**Exercise details**: All of the data should be repeated exactly; pictures are not part of the copy.
-- START OF Raw data --
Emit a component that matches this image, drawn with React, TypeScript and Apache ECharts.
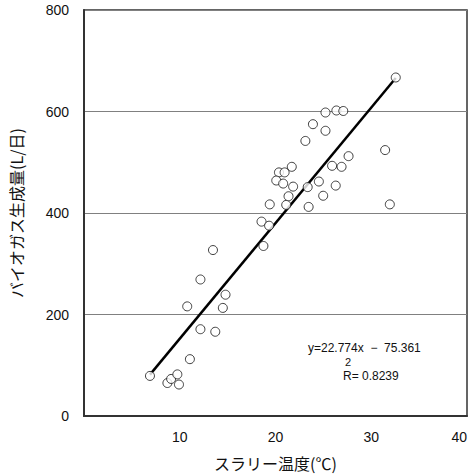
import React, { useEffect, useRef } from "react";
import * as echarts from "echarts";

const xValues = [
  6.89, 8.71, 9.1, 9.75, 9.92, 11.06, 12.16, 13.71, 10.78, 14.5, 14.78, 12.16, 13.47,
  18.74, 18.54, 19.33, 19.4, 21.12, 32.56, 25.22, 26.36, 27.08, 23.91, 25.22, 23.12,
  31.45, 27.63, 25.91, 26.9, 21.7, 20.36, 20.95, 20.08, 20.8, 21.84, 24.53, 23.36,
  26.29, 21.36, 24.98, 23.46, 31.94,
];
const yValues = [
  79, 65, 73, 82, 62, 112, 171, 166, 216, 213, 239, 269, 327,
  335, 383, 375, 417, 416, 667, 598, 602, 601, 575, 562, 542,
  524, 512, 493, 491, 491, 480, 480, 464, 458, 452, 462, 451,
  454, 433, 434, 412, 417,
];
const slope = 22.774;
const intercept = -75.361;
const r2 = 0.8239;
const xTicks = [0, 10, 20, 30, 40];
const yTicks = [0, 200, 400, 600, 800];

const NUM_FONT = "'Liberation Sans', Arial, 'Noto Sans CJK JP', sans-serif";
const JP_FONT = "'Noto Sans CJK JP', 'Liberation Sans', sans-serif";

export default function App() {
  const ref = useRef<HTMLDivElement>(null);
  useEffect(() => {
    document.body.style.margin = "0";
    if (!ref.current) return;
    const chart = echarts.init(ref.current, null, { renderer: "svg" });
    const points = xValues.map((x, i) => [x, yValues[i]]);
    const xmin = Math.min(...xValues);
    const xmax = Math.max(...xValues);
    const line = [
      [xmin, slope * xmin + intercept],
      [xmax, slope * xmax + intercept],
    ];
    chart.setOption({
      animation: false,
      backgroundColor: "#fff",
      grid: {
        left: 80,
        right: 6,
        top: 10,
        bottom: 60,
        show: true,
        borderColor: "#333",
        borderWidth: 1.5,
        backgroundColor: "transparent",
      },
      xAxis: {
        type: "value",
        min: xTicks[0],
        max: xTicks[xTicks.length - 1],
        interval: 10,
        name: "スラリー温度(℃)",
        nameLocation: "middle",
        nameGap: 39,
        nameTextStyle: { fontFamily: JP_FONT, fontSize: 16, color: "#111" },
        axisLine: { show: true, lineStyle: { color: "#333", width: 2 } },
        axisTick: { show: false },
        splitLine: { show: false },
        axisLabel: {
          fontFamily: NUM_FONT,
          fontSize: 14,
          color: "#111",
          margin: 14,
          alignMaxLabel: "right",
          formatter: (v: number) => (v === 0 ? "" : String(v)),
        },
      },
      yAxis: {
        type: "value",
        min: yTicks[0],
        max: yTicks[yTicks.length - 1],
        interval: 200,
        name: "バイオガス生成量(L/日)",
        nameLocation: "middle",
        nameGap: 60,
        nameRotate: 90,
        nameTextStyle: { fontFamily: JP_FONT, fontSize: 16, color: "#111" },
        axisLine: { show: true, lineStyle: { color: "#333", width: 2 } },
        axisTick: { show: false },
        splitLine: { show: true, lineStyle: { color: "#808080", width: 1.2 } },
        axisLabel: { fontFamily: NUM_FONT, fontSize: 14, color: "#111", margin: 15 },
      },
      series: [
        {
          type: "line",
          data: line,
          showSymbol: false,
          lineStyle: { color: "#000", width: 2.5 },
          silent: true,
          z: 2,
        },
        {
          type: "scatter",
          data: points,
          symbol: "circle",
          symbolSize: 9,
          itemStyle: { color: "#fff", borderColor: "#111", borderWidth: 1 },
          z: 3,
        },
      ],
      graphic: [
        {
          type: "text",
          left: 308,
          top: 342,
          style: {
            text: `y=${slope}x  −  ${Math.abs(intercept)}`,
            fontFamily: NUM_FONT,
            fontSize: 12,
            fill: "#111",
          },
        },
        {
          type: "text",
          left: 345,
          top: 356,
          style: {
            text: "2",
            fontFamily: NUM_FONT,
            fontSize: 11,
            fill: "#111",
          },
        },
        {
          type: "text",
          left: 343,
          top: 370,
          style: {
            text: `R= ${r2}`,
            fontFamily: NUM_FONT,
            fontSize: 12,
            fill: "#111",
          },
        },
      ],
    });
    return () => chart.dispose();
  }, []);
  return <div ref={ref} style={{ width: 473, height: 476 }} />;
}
-- END OF Raw data --
**The reply**:
Emit a component that matches this image, drawn with React, TypeScript and Apache ECharts.
import React, { useEffect, useRef } from "react";
import * as echarts from "echarts";

const xValues = [
  6.89, 8.71, 9.1, 9.75, 9.92, 11.06, 12.16, 13.71, 10.78, 14.5, 14.78, 12.16, 13.47,
  18.74, 18.54, 19.33, 19.4, 21.12, 32.56, 25.22, 26.36, 27.08, 23.91, 25.22, 23.12,
  31.45, 27.63, 25.91, 26.9, 21.7, 20.36, 20.95, 20.08, 20.8, 21.84, 24.53, 23.36,
  26.29, 21.36, 24.98, 23.46, 31.94,
];
const yValues = [
  79, 65, 73, 82, 62, 112, 171, 166, 216, 213, 239, 269, 327,
  335, 383, 375, 417, 416, 667, 598, 602, 601, 575, 562, 542,
  524, 512, 493, 491, 491, 480, 480, 464, 458, 452, 462, 451,
  454, 433, 434, 412, 417,
];
const slope = 22.774;
const intercept = -75.361;
const r2 = 0.8239;
const xTicks = [0, 10, 20, 30, 40];
const yTicks = [0, 200, 400, 600, 800];

const NUM_FONT = "'Liberation Sans', Arial, 'Noto Sans CJK JP', sans-serif";
const JP_FONT = "'Noto Sans CJK JP', 'Liberation Sans', sans-serif";

export default function App() {
  const ref = useRef<HTMLDivElement>(null);
  useEffect(() => {
    document.body.style.margin = "0";
    if (!ref.current) return;
    const chart = echarts.init(ref.current, null, { renderer: "svg" });
    const points = xValues.map((x, i) => [x, yValues[i]]);
    const xmin = Math.min(...xValues);
    const xmax = Math.max(...xValues);
    const line = [
      [xmin, slope * xmin + intercept],
      [xmax, slope * xmax + intercept],
    ];
    chart.setOption({
      animation: false,
      backgroundColor: "#fff",
      grid: {
        left: 80,
        right: 6,
        top: 10,
        bottom: 60,
        show: true,
        borderColor: "#333",
        borderWidth: 1.5,
        backgroundColor: "transparent",
      },
      xAxis: {
        type: "value",
        min: xTicks[0],
        max: xTicks[xTicks.length - 1],
        interval: 10,
        name: "スラリー温度(℃)",
        nameLocation: "middle",
        nameGap: 39,
        nameTextStyle: { fontFamily: JP_FONT, fontSize: 16, color: "#111" },
        axisLine: { show: true, lineStyle: { color: "#333", width: 2 } },
        axisTick: { show: false },
        splitLine: { show: false },
        axisLabel: {
          fontFamily: NUM_FONT,
          fontSize: 14,
          color: "#111",
          margin: 14,
          alignMaxLabel: "right",
          formatter: (v: number) => (v === 0 ? "" : String(v)),
        },
      },
      yAxis: {
        type: "value",
        min: yTicks[0],
        max: yTicks[yTicks.length - 1],
        interval: 200,
        name: "バイオガス生成量(L/日)",
        nameLocation: "middle",
        nameGap: 60,
        nameRotate: 90,
        nameTextStyle: { fontFamily: JP_FONT, fontSize: 16, color: "#111" },
        axisLine: { show: true, lineStyle: { color: "#333", width: 2 } },
        axisTick: { show: false },
        splitLine: { show: true, lineStyle: { color: "#808080", width: 1.2 } },
        axisLabel: { fontFamily: NUM_FONT, fontSize: 14, color: "#111", margin: 15 },
      },
      series: [
        {
          type: "line",
          data: line,
          showSymbol: false,
          lineStyle: { color: "#000", width: 2.5 },
          silent: true,
          z: 2,
        },
        {
          type: "scatter",
          data: points,
          symbol: "circle",
          symbolSize: 9,
          itemStyle: { color: "#fff", borderColor: "#111", borderWidth: 1 },
          z: 3,
        },
      ],
      graphic: [
        {
          type: "text",
          left: 308,
          top: 342,
          style: {
            text: `y=${slope}x  −  ${Math.abs(intercept)}`,
            fontFamily: NUM_FONT,
            fontSize: 12,
            fill: "#111",
          },
        },
        {
          type: "text",
          left: 345,
          top: 356,
          style: {
            text: "2",
            fontFamily: NUM_FONT,
            fontSize: 11,
            fill: "#111",
          },
        },
        {
          type: "text",
          left: 343,
          top: 370,
          style: {
            text: `R= ${r2}`,
            fontFamily: NUM_FONT,
            fontSize: 12,
            fill: "#111",
          },
        },
      ],
    });
    return () => chart.dispose();
  }, []);
  return <div ref={ref} style={{ width: 473, height: 476 }} />;
}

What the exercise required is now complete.